Using the majordomo broker with asynchronous clients


While reading the zeromq guide, I came across client code which sends 100k requests in a loop, and then receives the reply in a second loop.

#include "../include/mdp.h"
#include <time.h>


int main (int argc, char *argv [])
{
    int verbose = (argc > 1 && streq (argv [1], "-v"));
    mdp_client_t *session = mdp_client_new ("tcp://localhost:5555", verbose);
    int count;
    for (count = 0; count < 100000; count++) {
        zmsg_t *request = zmsg_new ();
        zmsg_pushstr (request, "Hello world");
        mdp_client_send (session, "echo", &request);
    }
    printf("sent all\n");

    for (count = 0; count < 100000; count++) {
        zmsg_t *reply = mdp_client_recv (session,NULL,NULL);
        if (reply)
            zmsg_destroy (&reply);
        else
            break;              //  Interrupted by Ctrl-C
        printf("reply received:%d\n", count);
    }
    printf ("%d replies received\n", count);
    mdp_client_destroy (&session);
    return 0;
}

I have added a counter to count the number of replies that the worker (test_worker.c) sends to the broker, and another counter in mdp_broker.c to count the number of replies the broker sends to a client. Both of these count up to 100k, but the client is receiving only around 37k replies.

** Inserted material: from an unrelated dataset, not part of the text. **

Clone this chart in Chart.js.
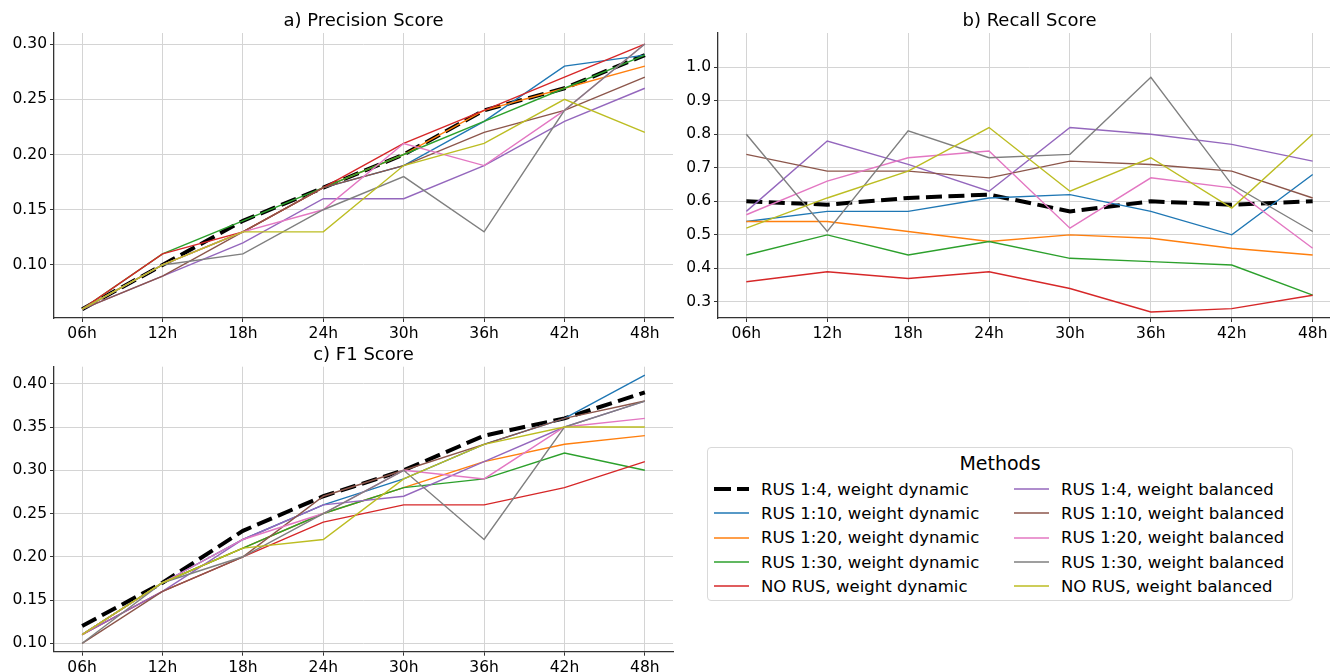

If the number of client requests is set to around 40k, then it receives all the replies. Can someone please tell me why packets are lost when the client sends more than 40k asynchronous requests?

I tried setting the HWM to 100k for the broker socket, but the problem persists:

static broker_t *
s_broker_new (int verbose)
{
    broker_t *self = (broker_t *) zmalloc (sizeof (broker_t));
    int64_t hwm = 100000;
    //  Initialize broker state
    self->ctx = zctx_new ();
    self->socket = zsocket_new (self->ctx, ZMQ_ROUTER);
    zmq_setsockopt(self->socket, ZMQ_SNDHWM, &hwm, sizeof(hwm));

    zmq_setsockopt(self->socket, ZMQ_RCVHWM, &hwm, sizeof(hwm));
    self->verbose = verbose;
    self->services = zhash_new ();
    self->workers = zhash_new ();
    self->waiting = zlist_new ();
    self->heartbeat_at = zclock_time () + HEARTBEAT_INTERVAL;
    return self;
}

Solution

  • Without setting the HWM and using the default TCP settings, packet loss was being incurred with just 50k messages.

    The following helped to mitigate the packet loss at the broker:

    1. Setting the HWM for the zeromq socket.
    2. Increasing the TCP send/receive buffer size.

    This helped only up to a certain point. With two clients, each sending 100k messages, the broker was able to manage fine. But when the number of clients was increased to three, they stopped receiving all the replies.

    Finally, what has helped me to ensure no packet loss is to change the design of the client code in the following way:

    1. A client can send upto N messages at once. The client's RCVHWM and broker's SNDHWM should be sufficiently high to hold a total of N messages.
    2. After that, for every reply received by the client, it sends two requests.